## Given task:
Look through the material below. Copy each line that contains the string "chart".
>> BEGIN Data shown
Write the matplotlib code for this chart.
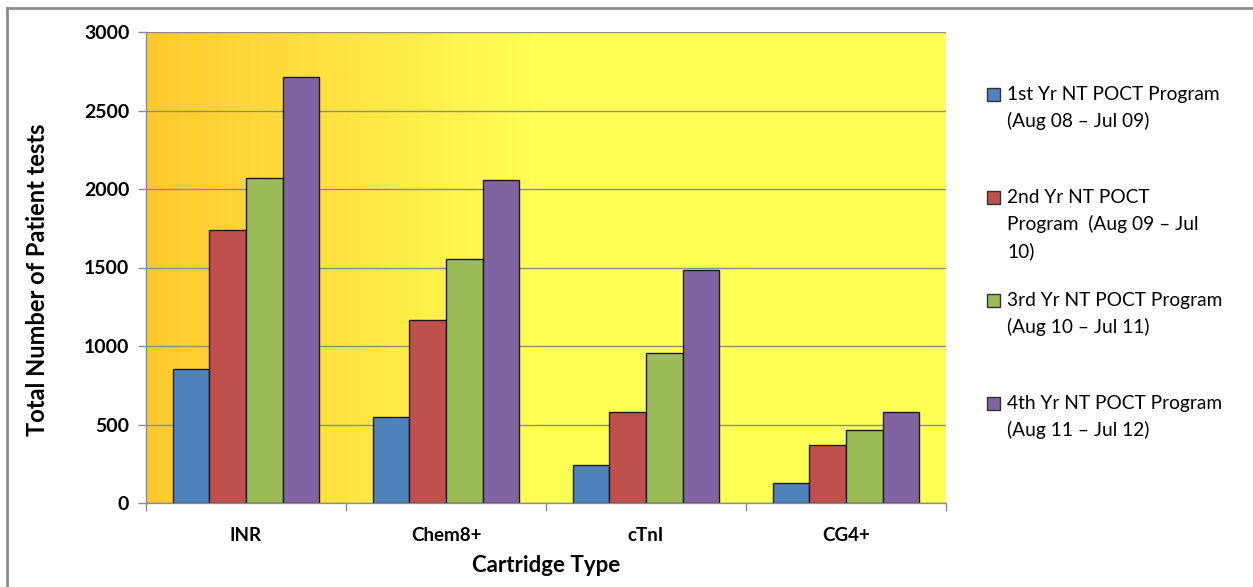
import numpy as np
import matplotlib
matplotlib.use('Agg')
import matplotlib.pyplot as plt
from matplotlib.colors import LinearSegmentedColormap
from matplotlib.patches import Rectangle
from matplotlib.lines import Line2D

plt.rcParams['font.family'] = ['Lato', 'DejaVu Sans']

# cartridge types and yearly test counts
cartridges = ['INR', 'Chem8+', 'cTnI', 'CG4+']
year1 = [853, 548, 240, 125]
year2 = [1739, 1166, 582, 367]
year3 = [2070, 1554, 957, 463]
year4 = [2713, 2057, 1482, 578]
series_labels = ['1st Yr NT POCT Program\n(Aug 08 \u2013 Jul 09)',
                 '2nd Yr NT POCT\nProgram  (Aug 09 \u2013 Jul\n10)',
                 '3rd Yr NT POCT Program\n(Aug 10 \u2013 Jul 11)',
                 '4th Yr NT POCT Program\n(Aug 11 \u2013 Jul 12)']
y_ticks = [0, 500, 1000, 1500, 2000, 2500, 3000]

colors = ['#4F81BD', '#C0504D', '#9BBB59', '#8064A2']
grid_col = '#8C8C8C'

W, H = 1253, 587
fig = plt.figure(figsize=(W / 100, H / 100), dpi=100)
ax = fig.add_axes([146 / W, 1 - 503 / H, 800 / W, 471 / H])

# orange -> yellow background across the plot area
cmap = LinearSegmentedColormap.from_list('bg', [(0, '#FFC92E'), (0.49, '#FFFF55'), (1, '#FFFF55')])
grad = np.linspace(0, 1, 256).reshape(1, -1)
ax.imshow(grad, cmap=cmap, aspect='auto', extent=[0, 1, 0, 1],
          transform=ax.transAxes, zorder=0, interpolation='bicubic')

x = np.arange(len(cartridges))
w = 0.1835
for i, vals in enumerate([year1, year2, year3, year4]):
    ax.bar(x + (i - 1.5) * w, vals, width=w, color=colors[i],
           edgecolor='#1a1a1a', linewidth=1.0, zorder=3)

ax.set_xlim(-0.5, 3.5)
ax.set_ylim(0, 3000)
ax.set_yticks(y_ticks)
ax.set_yticklabels([str(t) for t in y_ticks], fontsize=14, fontweight='bold')
ax.set_xticks(x)
ax.set_xticklabels(cartridges, fontsize=13.5, fontweight='bold')
ax.set_xticks(np.arange(-0.5, 4, 1), minor=True)
ax.tick_params(axis='x', which='major', length=0, pad=17)
ax.tick_params(axis='x', which='minor', length=6, color=grid_col, width=1)
ax.tick_params(axis='y', length=6, color=grid_col, width=1, pad=6)
ax.yaxis.grid(True, color=grid_col, linewidth=1, zorder=1)
ax.set_axisbelow(True)
for s in ['top', 'right']:
    ax.spines[s].set_visible(False)
for s in ['left', 'bottom']:
    ax.spines[s].set_color(grid_col)
    ax.spines[s].set_linewidth(1)
    ax.spines[s].set_zorder(4)

ax.set_xlabel('Cartridge Type', fontsize=16, fontweight='bold', labelpad=8)
fig.text(38 / W, 1 - 280 / H, 'Total Number of Patient tests', rotation=90,
         fontsize=17, fontweight='bold', ha='center', va='center')

# legend drawn by hand so the entries keep their uneven wrapping
legend_y = [87, 190, 293, 396]
for i, lab in enumerate(series_labels):
    top = legend_y[i]
    fig.patches.append(Rectangle((987 / W, 1 - (top + 14) / H), 13 / W, 13 / H,
                                 transform=fig.transFigure, facecolor=colors[i],
                                 edgecolor='#333333', linewidth=1))
    fig.text(1007 / W, 1 - (top - 1) / H, lab, fontsize=13.8, ha='left', va='top',
             linespacing=1.6)

# chart border
fig.add_artist(Line2D([7 / W, 7 / W], [0, 1 - 8 / H], color='#8C8C8C', linewidth=2))
fig.add_artist(Line2D([7 / W, 1], [1 - 8 / H, 1 - 8 / H], color='#8C8C8C', linewidth=2))

fig.savefig('out.png', dpi=100)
>> END Data shown
## Exercise answer:
Write the matplotlib code for this chart.
# chart border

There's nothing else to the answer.